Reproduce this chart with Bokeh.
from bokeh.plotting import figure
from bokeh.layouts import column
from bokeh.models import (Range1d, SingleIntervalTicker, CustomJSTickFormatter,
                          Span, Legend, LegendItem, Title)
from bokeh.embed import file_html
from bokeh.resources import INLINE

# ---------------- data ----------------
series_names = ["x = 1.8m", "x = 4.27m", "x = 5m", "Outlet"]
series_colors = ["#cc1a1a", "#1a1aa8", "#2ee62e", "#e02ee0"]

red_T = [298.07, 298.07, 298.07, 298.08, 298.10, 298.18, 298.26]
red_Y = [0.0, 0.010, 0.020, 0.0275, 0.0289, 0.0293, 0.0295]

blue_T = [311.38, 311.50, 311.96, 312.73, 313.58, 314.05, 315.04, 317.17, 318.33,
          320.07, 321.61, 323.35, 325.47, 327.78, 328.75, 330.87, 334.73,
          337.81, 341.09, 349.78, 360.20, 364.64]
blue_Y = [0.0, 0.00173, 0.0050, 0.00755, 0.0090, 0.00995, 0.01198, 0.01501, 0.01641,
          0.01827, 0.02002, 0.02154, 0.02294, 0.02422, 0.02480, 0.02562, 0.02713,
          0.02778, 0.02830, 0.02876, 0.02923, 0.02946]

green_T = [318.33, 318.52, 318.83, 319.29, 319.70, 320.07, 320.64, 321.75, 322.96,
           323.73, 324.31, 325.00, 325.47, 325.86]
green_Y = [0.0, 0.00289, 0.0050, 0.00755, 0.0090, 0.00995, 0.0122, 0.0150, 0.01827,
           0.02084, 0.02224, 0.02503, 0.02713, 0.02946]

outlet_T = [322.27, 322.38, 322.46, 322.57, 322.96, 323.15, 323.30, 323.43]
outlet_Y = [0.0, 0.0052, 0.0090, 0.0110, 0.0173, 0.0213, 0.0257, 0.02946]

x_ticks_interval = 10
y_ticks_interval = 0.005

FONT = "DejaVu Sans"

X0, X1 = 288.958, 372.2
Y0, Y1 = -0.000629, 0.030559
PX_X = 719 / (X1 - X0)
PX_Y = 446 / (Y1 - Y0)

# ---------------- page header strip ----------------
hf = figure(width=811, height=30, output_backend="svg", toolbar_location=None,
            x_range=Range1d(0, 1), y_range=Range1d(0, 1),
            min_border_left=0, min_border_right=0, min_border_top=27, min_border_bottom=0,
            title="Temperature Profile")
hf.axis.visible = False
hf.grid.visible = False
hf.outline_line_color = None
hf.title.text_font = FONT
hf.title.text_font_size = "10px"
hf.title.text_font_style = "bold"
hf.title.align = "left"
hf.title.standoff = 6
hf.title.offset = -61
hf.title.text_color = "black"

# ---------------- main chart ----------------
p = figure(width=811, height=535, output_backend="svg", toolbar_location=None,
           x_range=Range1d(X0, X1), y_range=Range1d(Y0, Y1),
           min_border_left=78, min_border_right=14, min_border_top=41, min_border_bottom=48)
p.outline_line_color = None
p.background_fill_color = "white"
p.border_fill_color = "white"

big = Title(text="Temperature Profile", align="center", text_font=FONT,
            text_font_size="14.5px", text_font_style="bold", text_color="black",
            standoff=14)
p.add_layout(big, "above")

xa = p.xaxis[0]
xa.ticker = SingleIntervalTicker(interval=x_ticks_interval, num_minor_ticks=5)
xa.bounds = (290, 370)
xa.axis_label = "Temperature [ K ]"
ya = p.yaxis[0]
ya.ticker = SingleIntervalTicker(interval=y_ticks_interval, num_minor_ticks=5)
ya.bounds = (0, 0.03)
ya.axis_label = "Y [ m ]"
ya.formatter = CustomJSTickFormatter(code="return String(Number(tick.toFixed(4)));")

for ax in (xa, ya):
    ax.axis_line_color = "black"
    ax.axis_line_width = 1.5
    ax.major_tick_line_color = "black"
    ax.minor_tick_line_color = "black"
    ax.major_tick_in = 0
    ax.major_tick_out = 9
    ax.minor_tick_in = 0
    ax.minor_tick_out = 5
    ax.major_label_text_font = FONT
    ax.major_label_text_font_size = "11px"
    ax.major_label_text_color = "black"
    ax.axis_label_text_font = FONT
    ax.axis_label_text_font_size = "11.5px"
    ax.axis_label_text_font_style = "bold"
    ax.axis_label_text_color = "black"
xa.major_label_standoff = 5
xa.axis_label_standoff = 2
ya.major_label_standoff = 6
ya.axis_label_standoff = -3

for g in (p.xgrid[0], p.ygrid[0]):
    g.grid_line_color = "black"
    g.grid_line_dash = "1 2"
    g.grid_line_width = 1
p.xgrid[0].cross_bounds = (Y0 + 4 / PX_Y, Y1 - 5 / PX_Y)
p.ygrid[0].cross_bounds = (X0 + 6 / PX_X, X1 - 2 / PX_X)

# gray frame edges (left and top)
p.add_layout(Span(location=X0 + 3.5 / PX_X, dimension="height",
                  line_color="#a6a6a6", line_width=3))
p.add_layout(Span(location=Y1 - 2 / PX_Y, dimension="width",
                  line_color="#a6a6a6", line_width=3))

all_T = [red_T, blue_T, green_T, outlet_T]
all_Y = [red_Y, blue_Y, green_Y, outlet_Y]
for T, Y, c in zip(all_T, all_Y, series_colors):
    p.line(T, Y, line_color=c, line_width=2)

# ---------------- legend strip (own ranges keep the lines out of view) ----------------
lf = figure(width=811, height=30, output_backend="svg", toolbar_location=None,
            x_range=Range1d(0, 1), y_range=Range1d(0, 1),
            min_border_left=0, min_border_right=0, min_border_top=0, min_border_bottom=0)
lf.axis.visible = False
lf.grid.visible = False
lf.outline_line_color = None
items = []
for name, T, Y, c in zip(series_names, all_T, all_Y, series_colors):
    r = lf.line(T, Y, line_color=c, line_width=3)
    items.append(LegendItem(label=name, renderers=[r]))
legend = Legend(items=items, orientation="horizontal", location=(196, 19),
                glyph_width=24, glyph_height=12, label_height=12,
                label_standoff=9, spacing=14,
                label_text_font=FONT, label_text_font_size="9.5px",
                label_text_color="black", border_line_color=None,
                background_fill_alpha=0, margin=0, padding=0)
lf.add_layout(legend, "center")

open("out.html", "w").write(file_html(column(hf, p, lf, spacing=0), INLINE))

◆ ◆ ◆ ◆

BRIEF => Can you write out the lines above, from the first one through the one containing "red_Y = [0.0, 0.010, 0.020, 0.0275, 0.0289, 0.0293, 0.0295]", exactly as they appear and nothing more?

OUTPUT OF THE EXERCISE =>
Reproduce this chart with Bokeh.
from bokeh.plotting import figure
from bokeh.layouts import column
from bokeh.models import (Range1d, SingleIntervalTicker, CustomJSTickFormatter,
                          Span, Legend, LegendItem, Title)
from bokeh.embed import file_html
from bokeh.resources import INLINE

# ---------------- data ----------------
series_names = ["x = 1.8m", "x = 4.27m", "x = 5m", "Outlet"]
series_colors = ["#cc1a1a", "#1a1aa8", "#2ee62e", "#e02ee0"]

red_T = [298.07, 298.07, 298.07, 298.08, 298.10, 298.18, 298.26]
red_Y = [0.0, 0.010, 0.020, 0.0275, 0.0289, 0.0293, 0.0295]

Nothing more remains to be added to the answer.